Moments before his death, Ghayeb was on the telephone to Palestine TV appealing for help as his house in Beit Lahiya came under attack. ``They are killers,'' he said of the Hamas gunmen. ``They are targeting the house, children are dying, they are bleeding. For God's sake, send an ambulance, we want an ambulance, somebody move.''

The battle outside the house raged for much of the day and killed four of Ghayeb's guards and a Hamas gunman. About three dozen people, including eight children, were wounded.

Hours later, Abbas of Fatah and Haniyeh of Hamas met in Gaza and agreed to work to defuse the tensions and recall their gunmen, Haniyeh told reporters. ``We are going to end all armed displays in the streets,'' he said. Abbas had no comment.

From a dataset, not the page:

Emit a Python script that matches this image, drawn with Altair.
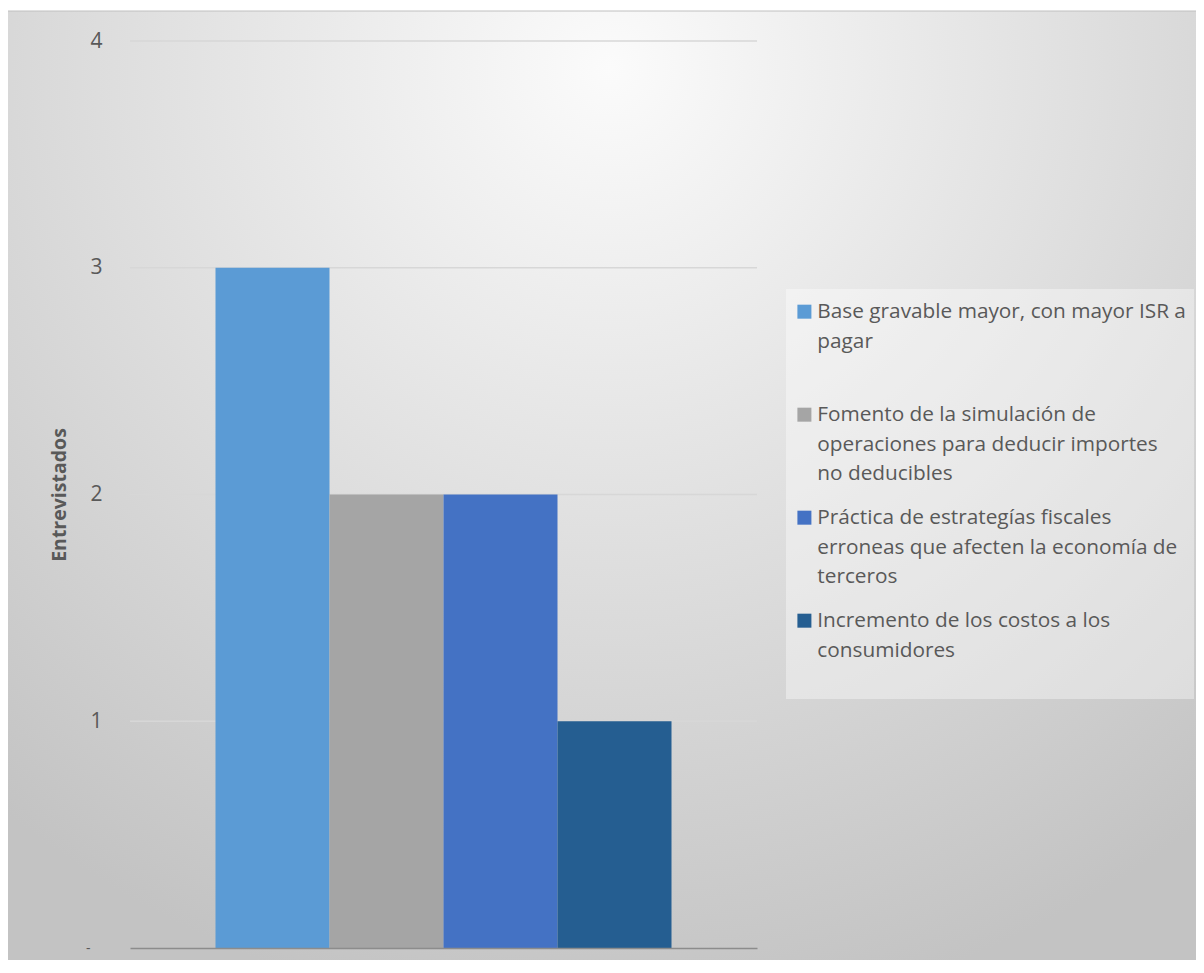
import altair as alt
import pandas as pd

# ---- data -------------------------------------------------------------
categorias = [
    "Base gravable mayor, con mayor ISR a pagar",
    "Fomento de la simulación de operaciones para deducir importes no deducibles",
    "Práctica de estrategías fiscales erroneas que afecten la economía de terceros",
    "Incremento de los costos a los consumidores",
]
entrevistados = [3, 2, 2, 1]
colores = ["#5B9BD5", "#A5A5A5", "#4472C4", "#255E91"]
lineas_leyenda = [
    ["Base gravable mayor, con mayor ISR a", "pagar", ""],
    ["Fomento de la simulación de", "operaciones para deducir importes", "no deducibles"],
    ["Práctica de estrategías fiscales", "erroneas que afecten la economía de", "terceros"],
    ["Incremento de los costos a los", "consumidores", ""],
]
y_ticks = [0, 1, 2, 3, 4]
titulo_y = "Entrevistados"

# ---- layout -----------------------------------------------------------
W, H = 627, 907
PAD_L, PAD_T, PAD_R, PAD_B = 122, 33, 439, 12
FONT = "Open Sans"

df = pd.DataFrame({
    "grupo": ["g"] * len(categorias),
    "categoria": categorias,
    "valor": entrevistados,
})
df_grid = pd.DataFrame({"valor": y_ticks[1:]})

# legend label expression -> multi-line labels
expr = "datum.label"
for cat, lines in reversed(list(zip(categorias, lineas_leyenda))):
    arr = "[" + ",".join("'" + l + "'" for l in lines) + "]"
    expr = f"datum.label == '{cat}' ? {arr} : ({expr})"

fondo = alt.Chart(pd.DataFrame({"f": [0]})).mark_rect(
    fill=alt.Gradient(
        gradient="radial",
        stops=[alt.GradientStop(color="#fbfbfb", offset=0),
               alt.GradientStop(color="#c3c3c3", offset=1)],
        x1=0.503, y1=0.14, r1=0, x2=0.503, y2=0.14, r2=0.80,
    ),
    stroke="#c0c0c0", strokeWidth=1,
).encode(
    x=alt.value(-123), x2=alt.value(W + PAD_R + 10),
    y=alt.value(-30), y2=alt.value(H + 40),
)

y_scale = alt.Scale(domain=[0, 4], nice=False)
y_axis = alt.Axis(values=y_ticks, format="d", grid=False, zindex=1,
                  labelExpr="datum.value == 0 ? '-' : datum.label",
                  ticks=False, tickSize=0, domain=False,
                  labelPadding={"expr": "datum.value == 0 ? 40 : 28"},
                  labelFontSize={"expr": "datum.value == 0 ? 14 : 21"},
                  labelColor="#595959",
                  labelFont=FONT,
                  title=titulo_y, titleFontSize=19.5, titleFontWeight="bold",
                  titleColor="#595959", titleFont=FONT, titlePadding=16)

rejilla = alt.Chart(df_grid).mark_rule(color="#d7d7d7", strokeWidth=1.3).encode(
    y=alt.Y("valor:Q", scale=y_scale, axis=y_axis),
)

barras = alt.Chart(df).mark_bar().encode(
    x=alt.X("grupo:N",
            scale=alt.Scale(paddingInner=0, paddingOuter=0.1875),
            axis=alt.Axis(labels=False, ticks=False, title=None, grid=False,
                          domainColor="#8c8c8c", domainWidth=1.6, zindex=1)),
    xOffset=alt.XOffset("categoria:N", sort=categorias,
                        scale=alt.Scale(paddingInner=0, paddingOuter=0)),
    y=alt.Y("valor:Q", scale=y_scale, axis=y_axis),
    color=alt.Color("categoria:N",
                    scale=alt.Scale(domain=categorias, range=colores),
                    sort=categorias,
                    legend=alt.Legend(
                        title="\u00a0", titleFontSize=4, titlePadding=7,
                        orient="none", legendX=656, legendY=248,
                        labelExpr=expr, labelFont=FONT, labelFontSize=20.8,
                        labelColor="#595959", labelLimit=600,
                        labelBaseline="alphabetic",
                        labelOffset=2.5,
                        symbolType="M-1,-1.96H1V0.04H-1Z", symbolSize=196,
                        symbolStrokeWidth=0, symbolOpacity=1,
                        columns=1, gridAlign="all", rowPadding=22,
                        padding=8, fillColor="rgba(255,255,255,0.38)",
                    )),
)

chart = alt.layer(fondo, rejilla, barras).properties(
    width=W, height=H,
    padding={"left": PAD_L, "top": PAD_T, "right": PAD_R, "bottom": PAD_B},
    autosize=alt.AutoSizeParams(type="none"),
    background="white",
).configure_view(stroke=None).configure(
    font=FONT,
    style={"guide-label": {"lineHeight": 29.5}},
)

chart.save("out.html", embed_options={"renderer": "svg", "actions": False})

It wasn't immediately clear if the truce, the latest of several, would hold.

During the standoff outside Ghayeb's home, dozens of women rushed into the streets in protest, chanting ``Spare the bullets, shame, shame.''

One resident, Amina Abu Saher, told Al Quds radio that it was difficult for her to see Palestinians battle each other and she and the other women were determined to stop the internal fighting.

The factional fighting is a result of the political deadlock between Hamas, which controls the Cabinet, and Abbas, who was elected separately and wields considerable power. Talks on power-sharing between Hamas and Fatah have failed, and truce attempts have repeatedly collapsed.

In several places in the West Bank late Thursday, Fatah militants attacked Hamas offices and vehicles. One Hamas activist was wounded, Palestinian security officials said.

The Israeli army raid in Ramallah took the Palestinians by surprise.

It began when troops tried to arrest fugitives from the Al Aqsa Martyrs' Brigades, a violent Fatah offshoot, in the vegetable market. A gunbattle erupted, and Israeli forces sent reinforcements, including armored personnel carriers, bulldozers, jeeps and an attack helicopter.

For about two hours, a heavy battle raged, sending residents scrambling for cover. Bursts of gunfire, loud booms and ambulance sirens could be heard across Ramallah. At one point, a helicopter fired large-caliber bullets.

The apparent target of the raid, Rabih Hamed, was seriously injured. A photographer for the local news agency Maan was critically wounded by a gunshot to the head.

Meanwhile, Israeli TV and Channel 2 television reported that Olmert had decided to remove his defense minister, Amir Peretz, citing sources in the prime minister's office. Olmert's office, however, denied the reports.

Peretz, who has a limited security background has come under fire, along with Olmert, because of the inconclusive results of last summer's war with Hezbollah guerrillas in Lebanon.